Dr Andrew Mummery

Thesis recognition for Dr Andrew Mummery

Astronomy and astrophysics
Plasma physics
Rudolf Peierls Centre for Theoretical Physics

Dr Andrew Mummery from Oxford’s Department of Physics has been recognised by the International Astronomical Union and the Royal Astronomical Society for his thesis. He has been awarded the IAU’s Division D High Energy Phenomena and Fundamental Physics PhD Prize and is runner-up of the Royal Astronomical Society’s Michael Penston Thesis Prize.
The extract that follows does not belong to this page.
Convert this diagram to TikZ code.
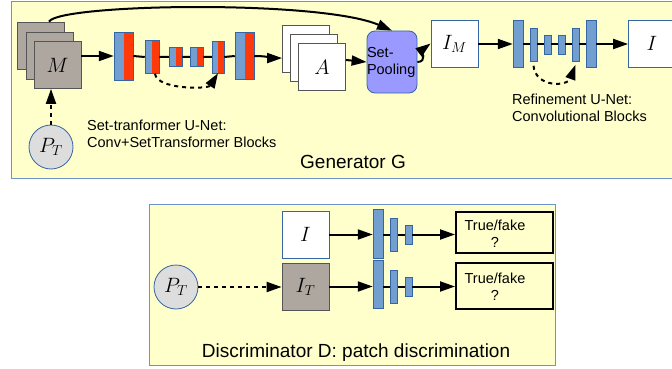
\documentclass[tikz,border=0pt]{standalone}
\usepackage{fontspec}
\setmainfont{Liberation Sans}
\usetikzlibrary{arrows.meta,calc}
\definecolor{bgyel}{HTML}{FFFFCC}
\definecolor{frameblue}{HTML}{7094C8}
\definecolor{sqgray}{HTML}{ADA7A0}
\definecolor{sqborder}{HTML}{555555}
\definecolor{blkblue}{HTML}{729FCF}
\definecolor{blkborder}{HTML}{3465A4}
\definecolor{blkred}{HTML}{FF3A0A}
\definecolor{poolfill}{HTML}{9999FF}
\definecolor{circfill}{HTML}{DDDDDD}
\newcommand\lblfont{\fontsize{14.5}{17}\selectfont}
\newcommand\ttlfont{\fontsize{19}{22}\selectfont}
\newcommand\mathfnt{\fontsize{21}{24}\selectfont}
\begin{document}
\begin{tikzpicture}[x=1pt,y=-1pt,
  panel/.style={draw=frameblue, fill=bgyel, line width=1pt},
  conn/.style={line width=2pt},
  arr/.style={conn, -{Triangle[length=15pt,width=10pt]}},
  darr/.style={arr, dash pattern=on 4pt off 4pt},
  gsq/.style={draw=sqborder, fill=sqgray, line width=0.8pt, minimum size=47pt, inner sep=0pt, font=\mathfnt},
  wsq/.style={draw=sqborder, fill=white, line width=0.8pt, minimum size=47pt, inner sep=0pt, font=\mathfnt},
  wbox/.style={draw=blkborder, fill=white, line width=0.8pt, minimum size=47pt, inner sep=0pt, font=\mathfnt},
  ub/.style={draw=blkborder, fill=blkblue, line width=0.5pt, inner sep=0pt,
    path picture={\fill[blkred] (path picture bounding box.south) rectangle (path picture bounding box.north east);}},
  rb/.style={draw=blkborder, fill=blkblue, line width=0.5pt, inner sep=0pt},
  circ/.style={circle, draw=blkborder, fill=circfill, line width=0.8pt, minimum size=44pt, inner sep=0pt, font=\mathfnt},
  spool/.style={draw=blkborder, fill=poolfill, line width=0.8pt, rounded corners=8pt, text width=50pt, align=left, inner sep=0pt, minimum height=62pt, font=\lblfont},
  tfbox/.style={draw=black, line width=2pt, minimum width=97pt, inner sep=0pt},
  lbl/.style={font=\lblfont, align=left, inner sep=0pt},
  ttl/.style={font=\ttlfont, inner sep=0pt}
]
\useasboundingbox (0,0) rectangle (672,369);
\clip (0,0) rectangle (672,369);
% panels
\draw[panel] (11,2) rectangle (690,178);
\draw[panel] (149,204) rectangle (555,365);
% M stack
\node[gsq] (msq1) at (41,45.5) {};
\node[gsq] (msq2) at (49.5,55.5) {};
\node[gsq] (msq3) at (57.5,65) {$M$};
% P_T generator
\node[circ] (pt1) at (51,147) {$P_T$};
% set-transformer U-Net blocks
\node[ub, minimum width=19pt, minimum height=48pt] (u1) at (123.5,56) {};
\node[ub, minimum width=14pt, minimum height=33pt] (u2) at (152,57) {};
\node[ub, minimum width=13pt, minimum height=19pt] (u3) at (175.5,57) {};
\node[ub, minimum width=13pt, minimum height=19pt] (u4) at (196.5,57) {};
\node[ub, minimum width=12pt, minimum height=32pt] (u5) at (218,57) {};
\node[ub, minimum width=19pt, minimum height=47pt] (u6) at (244.5,56) {};
% A stack
\node[wsq] (asq1) at (306,48.5) {};
\node[wsq] (asq2) at (314,58) {};
\node[wsq] (asq3) at (322,67) {$A$};
% set pooling
\node[spool] (sp) at (392,62) {Set-\\Pooling};
% I_M
\node[wbox] (im) at (454.5,43.5) {$I_M$};
% refinement blocks
\node[rb, minimum width=10pt, minimum height=47pt] (r1) at (518,44) {};
\node[rb, minimum width=7pt, minimum height=33pt] (r2) at (533.5,45) {};
\node[rb, minimum width=7pt, minimum height=19pt] (r3) at (547.5,45) {};
\node[rb, minimum width=7pt, minimum height=19pt] (r4) at (561.5,45) {};
\node[rb, minimum width=7pt, minimum height=33pt] (r5) at (575.5,45) {};
\node[rb, minimum width=10pt, minimum height=47pt] (r6) at (591,44) {};
\node[wbox] (ibox) at (652,43.5) {$I$};
% generator labels
\node[lbl, anchor=west] (stlbl) at (87,133.5) {Set-tranformer U-Net:\\Conv+SetTransformer Blocks};
\node[lbl, anchor=west] (rflbl) at (512,108) {Refinement U-Net:\\Convolutional Blocks};
\node[ttl, anchor=base] (gtitle) at (353,168) {Generator G};
% generator connectors
\draw[arr] (msq3.east |- u1.west) -- (u1.west);
\draw[conn] (u1.east) -- (u2.west) (u2.east) -- (u3.west) (u3.east) -- (u4.west) (u4.east) -- (u5.west) (u5.east) -- (u6.west);
\draw[darr] ([xshift=3pt]u2.south) .. controls +(2,16) and +(-10,16) .. (u5.south);
\draw[arr] (u6.east) .. controls +(14,0) and +(-10,0) .. ($(asq1.north west)!0.7!(asq1.south west)$);
\draw[arr] ([yshift=7pt]asq3.east) -- (sp.west);
\draw[arr] (sp.east) .. controls +(10,0) and +(-8,6) .. (im.west);
\draw[arr] ([xshift=8pt]msq1.north) .. controls +(11,-18) and +(-72,-31) .. (sp.north);
\draw[darr] (pt1.north) -- (pt1.north |- msq3.south);
\draw[arr] (im.east |- r1.west) -- (r1.west);
\draw[conn] (r1.east) -- (r2.west |- r1.east) (r2.east |- r1.east) -- (r3.west |- r1.east) (r3.east |- r1.east) -- (r4.west |- r1.east) (r4.east |- r1.east) -- (r5.west |- r1.east) (r5.east |- r1.east) -- (r6.west);
\draw[darr] ([yshift=-4pt]r2.south) .. controls +(2,22) and +(-8,22) .. ([yshift=-3pt]r5.south);
\draw[arr] (r6.east) -- (r6.east -| ibox.west);
% discriminator
\node[wbox] (ib) at (305.5,234.5) {$I$};
\node[gsq] (it) at (305.5,286.5) {$I_T$};
\node[circ] (pt2) at (176,287) {$P_T$};
\node[rb, minimum width=10pt, minimum height=49pt] (d1) at (378,234) {};
\node[rb, minimum width=7pt, minimum height=33pt] (d2) at (394,234.5) {};
\node[rb, minimum width=7pt, minimum height=19pt] (d3) at (408.5,234.5) {};
\node[rb, minimum width=10pt, minimum height=48pt] (d4) at (378,284.5) {};
\node[rb, minimum width=7pt, minimum height=33pt] (d5) at (394,286.5) {};
\node[rb, minimum width=7pt, minimum height=19pt] (d6) at (408.5,286.5) {};
\node[tfbox, minimum height=41pt] (tf1) at (504.5,232.5) {};
\node[tfbox, minimum height=46pt] (tf2) at (504.5,286) {};
\node[lbl, align=center] (tf1t) at (495,233.5) {True/fake\\?};
\node[lbl, align=center] (tf2t) at (495,287) {True/fake\\?};
\node[ttl, anchor=base] (dtitle) at (356,357) {Discriminator D: patch discrimination};
\draw[arr] (ib.east) -- (ib.east -| d1.west);
\draw[conn] (d1.east |- d2.west) -- (d2.west) (d2.east) -- (d3.west);
\draw[arr] (d3.east) -- (d3.east -| tf1.west);
\draw[darr] (pt2.east) -- (pt2.east -| it.west);
\draw[arr] (it.east) -- (it.east -| d4.west);
\draw[conn] (d4.east |- d5.west) -- (d5.west) (d5.east) -- (d6.west);
\draw[arr] (d6.east) -- (d6.east -| tf2.west);
\end{tikzpicture}
\end{document}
In his thesis entitled 'Illuminating tidal disruption events with a time-dependent theory of relativistic accretion discs', he studies one the most extreme astrophysical events in our universe: tidal disruption events. These occur in the centre of galaxies, where supermassive black holes (black holes with masses of more than a million times that of our sun) are situated and stellar densities are high. If an unfortunate star ventures too close to this black hole, it can be tidally destroyed, in its entirety, by the black hole’s gravitational forces. The debris from this event then rains back towards the black hole, causing bright flares from otherwise quiescent galactic centres. To probe the properties of the black holes in the centre of tidal disruption events, one must understand in detail the physics of the discs of stellar debris which form in their aftermath. In his thesis, Dr Mummery developed a new time-dependent and relativistic theory of accretion discs, which he then utilised to analyse the observed luminosity of tidal disruption events. This model takes as input data taken simultaneously across a wide range of observing frequencies (from infra-red all the way up to X-ray), and returns the properties (the mass and rate of rotation) of the black holes at the centre of these events.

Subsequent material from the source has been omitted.